Worse still, maybe they do.

Sincerely,

Ray McGovern

Fordham College, B.A. summa cum laude, Phi Beta Kappa, 1961 Retired CIA officer turned political activist.

4 comments for “McGovern Protests Brennan’s Speech

  1. Michael
    March 24, 2012 at 11:44

    Casuistry
    As the word itself suggest, we are here concerned with particular cases. When the moral law or the principles of ethics are applied, they are applied to particular cases, each one unique in the circumstances and factors that are operative in the here and now.

    Aristotle in Book V of his Ethics, on justice, points out that general rules do not apply perfectly to particular cases; and so an equitable dispensation from the general rule is required to do justice in the particular case.

    In the tradition of the Anglo-American common law, the separation of courts of law from courts of equity, which were the province of the Chancellor, provided an institution that enabled justice to be done in the particular case, justice that departed from the general rule.

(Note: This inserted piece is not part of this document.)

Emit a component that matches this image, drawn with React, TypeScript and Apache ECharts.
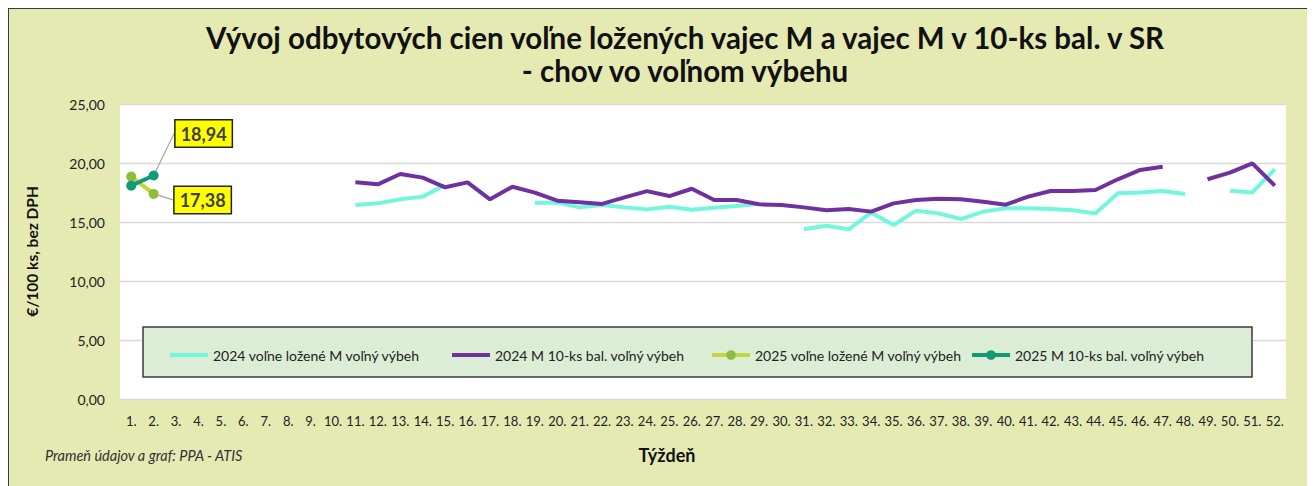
import React, { useEffect, useRef } from "react";
import * as echarts from "echarts";

const weeks: string[] = Array.from({ length: 52 }, (_, i) => `${i + 1}.`);

const loose2024: (number | null)[] = [
  null, null, null, null, null, null, null, null, null, null,
  16.44, 16.58, 16.92, 17.15, 18.14, null, null, null, 16.64, 16.64,
  16.24, 16.44, 16.24, 16.07, 16.3, 16.04, 16.2, 16.36, 16.55, null,
  14.38, 14.69, 14.38, 15.79, 14.75, 15.96, 15.73, 15.25, 15.88, 16.16,
  16.16, 16.1, 15.99, 15.73, 17.43, 17.51, 17.63, 17.37, null, 17.65,
  17.51, 19.47,
];

const pack2024: (number | null)[] = [
  null, null, null, null, null, null, null, null, null, null,
  18.36, 18.19, 19.07, 18.76, 17.94, 18.36, 16.92, 17.99, 17.49, 16.81,
  16.67, 16.53, 17.09, 17.62, 17.2, 17.82, 16.86, 16.86, 16.5, 16.44,
  16.24, 15.99, 16.1, 15.88, 16.58, 16.86, 16.98, 16.92, 16.72, 16.47,
  17.15, 17.63, 17.63, 17.71, 18.62, 19.41, 19.69, null, 18.62, 19.18,
  19.97, 18.08,
];

const loose2025: (number | null)[] = [18.85, 17.38];
const pack2025: (number | null)[] = [18.08, 18.94];

const seriesNames = [
  "2024 voľne ložené M voľný výbeh",
  "2024 M 10-ks bal. voľný výbeh",
  "2025 voľne ložené M voľný výbeh",
  "2025 M 10-ks bal. voľný výbeh",
];

const yTicks = [0, 5, 10, 15, 20, 25];

const FONT = "Lato, 'Liberation Sans', sans-serif";

const fmt = (v: number) => v.toFixed(2).replace(".", ",");

export default function App() {
  const ref = useRef<HTMLDivElement>(null);
  useEffect(() => {
    if (!ref.current) return;
    const chart = echarts.init(ref.current, null, { renderer: "svg" });

    const lastLabel = (arr: (number | null)[]) =>
      arr.map((v, i) =>
        i === arr.length - 1
          ? { value: v, label: { show: true } }
          : { value: v, label: { show: false } }
      );

    const labelStyle = {
      show: false,
      position: "right" as const,
      formatter: (p: any) => fmt(p.value),
      backgroundColor: "#ffff00",
      borderColor: "#222",
      borderWidth: 1.5,
      padding: [5, 5, 3, 5],
      color: "#404040",
      fontWeight: "bold" as const,
      fontSize: 18,
      fontFamily: FONT,
    };

    const legendBase = {
      top: 335,
      itemWidth: 38,
      itemHeight: 12,
      textStyle: { fontSize: 14, color: "#222", fontFamily: FONT },
      lineStyle: { width: 4 },
      z: 10,
    };

    chart.setOption({
      animation: false,
      backgroundColor: "#e5eab3",
      textStyle: { fontFamily: FONT },
      title: {
        text: "Vývoj odbytových cien voľne ložených vajec M a vajec M v 10-ks bal. v SR\n- chov vo voľnom výbehu",
        left: 677,
        textAlign: "center",
        top: 13,
        padding: 0,
        textStyle: {
          fontSize: 29.5,
          fontWeight: "bold",
          color: "#111",
          lineHeight: 33,
          fontFamily: FONT,
        },
      },
      graphic: [
        {
          type: "rect",
          shape: { x: 0, y: 0, width: 1400, height: 600 },
          style: { fill: "none", stroke: "#3a3a3a", lineWidth: 2 },
          z: 0,
        },
        {
          type: "rect",
          shape: { x: 135, y: 319, width: 1109, height: 50 },
          style: { fill: "#dcedd6", stroke: "#3a3a3a", lineWidth: 1.5 },
          z: 5,
        },
        {
          type: "text",
          x: 659,
          y: 447,
          style: {
            text: "Týždeň",
            fontSize: 18,
            fontWeight: "bold",
            fill: "#111",
            textAlign: "center",
            textVerticalAlign: "middle",
            fontFamily: FONT,
          },
        },
        {
          type: "text",
          x: 37,
          y: 447,
          style: {
            text: "Prameň údajov a graf: PPA - ATIS",
            fontSize: 14.5,
            fontStyle: "italic",
            fill: "#333",
            textAlign: "left",
            textVerticalAlign: "middle",
            fontFamily: FONT,
          },
        },
      ],
      legend: [
        { ...legendBase, left: 157, icon: "rect", itemHeight: 4, data: [seriesNames[0]] },
        { ...legendBase, left: 439, icon: "rect", itemHeight: 4, data: [seriesNames[1]] },
        { ...legendBase, left: 697, data: [seriesNames[2]] },
        { ...legendBase, left: 957, data: [seriesNames[3]] },
      ],
      grid: {
        left: 112,
        top: 96,
        width: 1166,
        height: 295,
        show: true,
        backgroundColor: "#ffffff",
        borderWidth: 0,
      },
      xAxis: {
        type: "category",
        data: weeks,
        boundaryGap: true,
        axisTick: { show: false },
        axisLine: { show: true, lineStyle: { color: "#d9d9d9", width: 1 } },
        axisLabel: {
          interval: 0,
          fontSize: 13,
          color: "#222",
          margin: 15,
          fontFamily: FONT,
        },
      },
      yAxis: {
        type: "value",
        min: yTicks[0],
        max: yTicks[yTicks.length - 1],
        interval: 5,
        name: "€/100 ks, bez DPH",
        nameLocation: "middle",
        nameGap: 80,
        nameTextStyle: {
          fontSize: 15.5,
          fontWeight: "bold",
          color: "#111",
          fontFamily: FONT,
        },
        axisLine: { show: false },
        axisTick: { show: false },
        axisLabel: {
          formatter: (v: number) => fmt(v),
          fontSize: 14,
          color: "#222",
          margin: 15,
          fontFamily: FONT,
        },
        splitLine: { lineStyle: { color: "#d9d9d9", width: 1.3 } },
      },
      series: [
        {
          name: seriesNames[0],
          type: "line",
          data: loose2024,
          symbol: "none",
          lineStyle: { color: "#72f7dc", width: 4 },
          itemStyle: { color: "#72f7dc" },
          z: 3,
        },
        {
          name: seriesNames[1],
          type: "line",
          data: pack2024,
          symbol: "none",
          lineStyle: { color: "#7030a0", width: 4 },
          itemStyle: { color: "#7030a0" },
          z: 4,
        },
        {
          name: seriesNames[2],
          type: "line",
          data: lastLabel(loose2025),
          symbol: "circle",
          symbolSize: 10,
          lineStyle: { color: "#c3d640", width: 4 },
          itemStyle: { color: "#8fbc3c" },
          label: labelStyle,
          labelLine: { show: true, lineStyle: { color: "#a6a6a6", width: 1.2 } },
          labelLayout: { dx: 11, dy: 6 },
          z: 5,
        },
        {
          name: seriesNames[3],
          type: "line",
          data: lastLabel(pack2025),
          symbol: "circle",
          symbolSize: 10,
          lineStyle: { color: "#0f9a78", width: 4 },
          itemStyle: { color: "#0f9a78" },
          label: labelStyle,
          labelLine: { show: true, lineStyle: { color: "#a6a6a6", width: 1.2 } },
          labelLayout: { dx: 12, dy: -42 },
          z: 6,
        },
      ],
    });
    return () => chart.dispose();
  }, []);

  return <div ref={ref} style={{ width: 1307, height: 478 }} />;
}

    One way of saying what is sheer dogmatism in the ethics of Immanuel Kant is to point out that his moral law — his so-called categorical imperative — completely ignores the circumstance of particular cases. According to Kant, there are no exceptions whatsoever to the general rule that lying violates one’s moral duty to tell the truth.

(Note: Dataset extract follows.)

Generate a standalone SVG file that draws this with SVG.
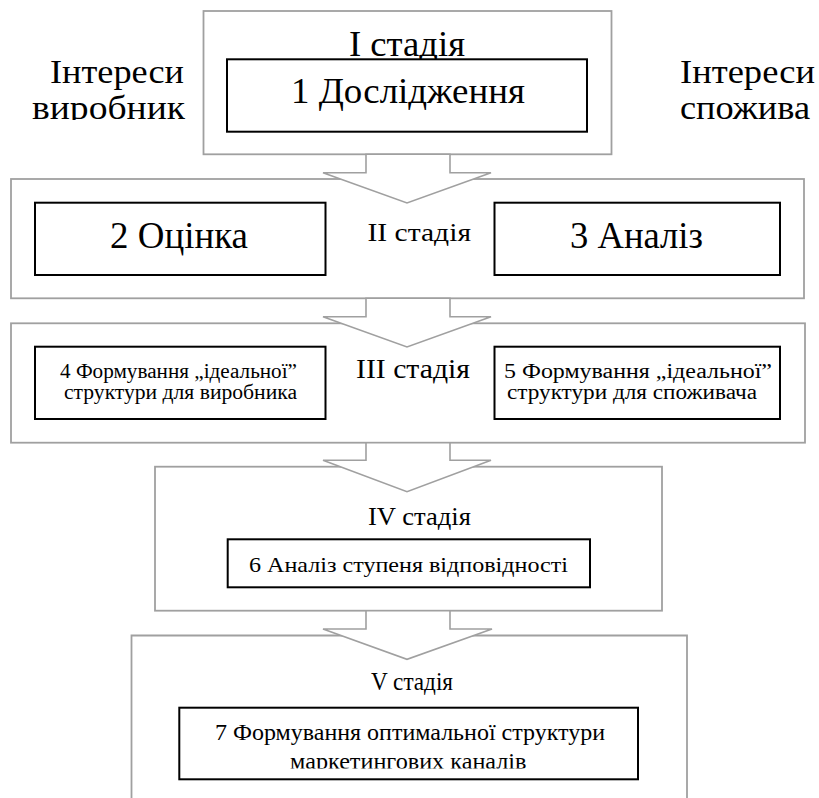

    We are to imagine the following case. A man is standing at his fence on the roadside. He sees an individual breathless and haggard with fear running down the road, as if pursued. A little beyond his house, the road branches into two forks, one to the left and one to the right. The individual running away pauses for a moment and then decides to take the fork to the left.

    A moment later, two villainous-looking individuals brandishing big clubs appear and ask the man who is still standing at his fence whether the man they are pursuing with deadly intent came by and, if so, which fork in the road beyond the house he took.

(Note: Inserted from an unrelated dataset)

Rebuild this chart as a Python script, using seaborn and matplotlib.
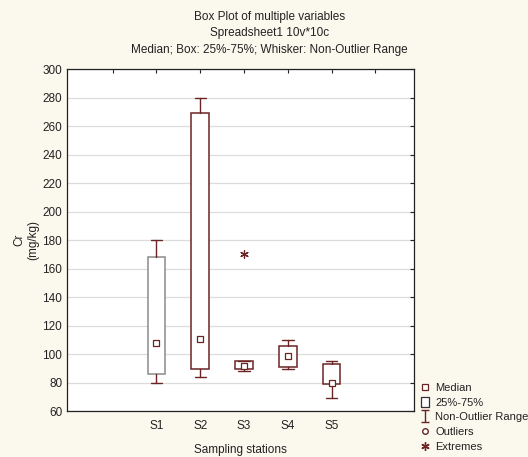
import matplotlib
matplotlib.use("Agg")
import matplotlib.pyplot as plt
import seaborn as sns
import pandas as pd
from matplotlib.lines import Line2D
from matplotlib.path import Path

# Box statistics (mg/kg)
stations = ["S1", "S2", "S3", "S4", "S5"]
medians = [108, 111, 91.5, 99, 79.5]
q1 = [86, 90, 90, 91, 79]
q3 = [168.5, 269, 95, 106, 93]
whislo = [80, 84, 88, 90, 69.5]
whishi = [180, 280, 95, 110, 95]
extreme_station = ["S3"]
extreme_value = [170]

maroon = "#6b2424"
bg = "#fbf8ee"

sns.set_style("white")
plt.rcParams["font.family"] = ["Liberation Sans", "DejaVu Sans"]

fig = plt.figure(figsize=(5.28, 4.57), dpi=100, facecolor=bg)
ax = fig.add_axes([0.127, 0.1, 0.657, 0.749])
ax.set_facecolor("white")

pos = list(range(len(stations)))
stats = []
for i, s in enumerate(stations):
    stats.append({"label": s, "med": medians[i], "q1": q1[i], "q3": q3[i],
                  "whislo": whislo[i], "whishi": whishi[i], "fliers": []})

box_edges = ["#8a8a8a", maroon, maroon, maroon, maroon]
res = ax.bxp(stats, positions=pos, widths=0.4, showfliers=False,
             patch_artist=True,
             boxprops=dict(facecolor="white", linewidth=1.1),
             whiskerprops=dict(color=maroon, linewidth=1.0),
             capprops=dict(color=maroon, linewidth=1.0),
             medianprops=dict(linewidth=0, alpha=0))
for b, c in zip(res["boxes"], box_edges):
    b.set_edgecolor(c)
for cap in res["caps"]:
    x = cap.get_xdata()
    m = (x[0] + x[1]) / 2
    cap.set_xdata([m - 0.13, m + 0.13])

# median markers and extreme value
med_df = pd.DataFrame({"x": pos, "y": medians})
sns.scatterplot(data=med_df, x="x", y="y", marker="s", s=18,
                facecolor="white", edgecolor=maroon, linewidth=0.9, ax=ax, zorder=5)
ext_df = pd.DataFrame({"x": [stations.index(s) for s in extreme_station], "y": extreme_value})
sns.scatterplot(data=ext_df, x="x", y="y", marker=(6, 2, 0), s=30,
                color=maroon, linewidth=0.9, ax=ax, zorder=5)

ax.set_xlim(-2.04, 5.88)
ax.set_ylim(60, 300)
ax.set_yticks(range(60, 301, 20))
ax.set_xticks(range(-1, 6))
ax.set_xticklabels([""] + stations + [""])
ax.yaxis.grid(True, color="#dcdcdc", linewidth=0.9)
ax.set_axisbelow(True)
for sp in ax.spines.values():
    sp.set_color("#222222")
    sp.set_linewidth(0.9)
ax.tick_params(direction="in", length=3, width=0.8, colors="#222222",
               labelsize=8.5, top=True, right=True, labelcolor="#222222")
ax.tick_params(axis="x", pad=6)

ax.set_xlabel("Sampling stations", fontsize=8.5, color="#222222", labelpad=9)
ax.set_ylabel("Cr\n(mg/kg)", fontsize=8.5, color="#222222", labelpad=2)

fig.text(0.51, 0.963, "Box Plot of multiple variables", ha="center", va="center", fontsize=8.5, color="#222222")
fig.text(0.51, 0.927, "Spreadsheet1 10v*10c", ha="center", va="center", fontsize=8.5, color="#222222")
fig.text(0.51, 0.891, "Median; Box: 25%-75%; Whisker: Non-Outlier Range", ha="center", va="center", fontsize=8.5, color="#222222")

# legend symbols
whisker_mark = Path([(-0.7, 1), (0.7, 1), (0, 1), (0, -1), (-0.7, -1), (0.7, -1)],
                    [Path.MOVETO, Path.LINETO, Path.MOVETO, Path.LINETO, Path.MOVETO, Path.LINETO])
box_mark = Path([(-0.8, -1), (0.8, -1), (0.8, 1), (-0.8, 1), (-0.8, -1)])

handles = [
    Line2D([], [], linestyle="none", marker="s", markersize=4, markerfacecolor="white",
           markeredgecolor=maroon, markeredgewidth=0.9),
    Line2D([], [], linestyle="none", marker=box_mark, markersize=7.5, markerfacecolor="white",
           markeredgecolor="#333333", markeredgewidth=0.9),
    Line2D([], [], linestyle="none", marker=whisker_mark, markersize=9, markerfacecolor="none",
           markeredgecolor=maroon, markeredgewidth=1.0),
    Line2D([], [], linestyle="none", marker="o", markersize=4, markerfacecolor="white",
           markeredgecolor=maroon, markeredgewidth=1.0),
    Line2D([], [], linestyle="none", marker=(6, 2, 0), markersize=6, color=maroon),
]
labels = ["Median", "25%-75%", "Non-Outlier Range", "Outliers", "Extremes"]
fig.legend(handles, labels, loc="upper left", bbox_to_anchor=(0.797, 0.162),
           frameon=False, fontsize=8, handlelength=0.8, handletextpad=0.5,
           labelspacing=0.42, borderaxespad=0, borderpad=0, labelcolor="#222222")

fig.savefig("out.png", dpi=100, facecolor=bg)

    Should the onlooker tell them the truth though he can be almost certain that if the pursuers catch the man who is fleeing, they will do him in with their clubs and fists?

    Without knowing whether the individual who is fleeing from his pursuers is guilty or innocent of some crime, and without knowing anything about the motivation of the pursuers. Kant answers the question of whether the onlooker should tell the truth flatly in the affirmative. Kant does not allow for any casuistry whatsoever. No moral philosophy that does not provide casuistry for finding exceptions to general rules can be sound.

    There are many other reasons for finding fault with the moral philosophy of Immanuel Kant, but the dismissal of casuistry is sufficient in itself to challenge the validity of Kantian ethics.

    Fundamental Errors in Moral Philosophy
    Desires, Right & Wrong (1991), Chapter 5
    Critique of Immanuel Kant’s Moral Philosophy
    Desires, Right & Wrong (1991), Appendix 1, Note 9
    John Stuart Mill’s Utilitarianism and Immanuel Kant’s Rationalism
    Desires, Right & Wrong (1991), Appendix 1, Note 10
    Adapted from
    Adler’s Philosophical Dictionary (1995)

    God bless the Jesuits, most, that is.

  2. incontinent reader
    March 22, 2012 at 16:34

    To: John Francis – Doug Feith’s (and George Tenet’s and Madeleine Albright’s) hiring at Georgetown notwithstanding, don’t forget that Paul Pillar is Director of Graduate Studies and core faculty member of the Security Studies Program, Center for Peace and Security Studies (CPASS). So, there is some hope. Anyway, Feith, apparently, is no longer there, and he seems to have gotten a chilly reception while he was.

  3. March 22, 2012 at 14:51

    “Mysterious ways …” that’s a hoot! Unlike Kansas where I write from, war criminals like John Bolton, retired JCS Chief Richard Meyers, George Bush and others parade through the flyover zone to sell books and “lecture” to the ditto-head faithful Ray McGovern at least needles the crap out of them, even by long distance.

    A letter to his alum, from a Phi Betta Kapa no less (hey that’s my wife’s club)… long distant needling (and teaching) to boot! Now that’s a hoot!

    Thank you Ray McGovern, dig that “mysterious way” and I’m still saving up for a crate of books from Consortium News for the Spring fundraiser. It’s tough out here, but Ray and Bob make me tougher.

  4. March 22, 2012 at 10:44

    The Jesuits are a corrupt organization. Georgetown hired Douglas Feith to ‘educate’ their graduate students… fer krissakes. Their mission is to serve power.

    To appeal to these Cassuists as Priests… come on Ray… obviously you just don’t get it.

    I’m sure yo udo get it, and know the score better than I yet are trying some media pressure to force them do what’s right… they will never as an organization do what’s right on their own.

    I’m still a fan Ray… but sometimes you work in mysterious ways.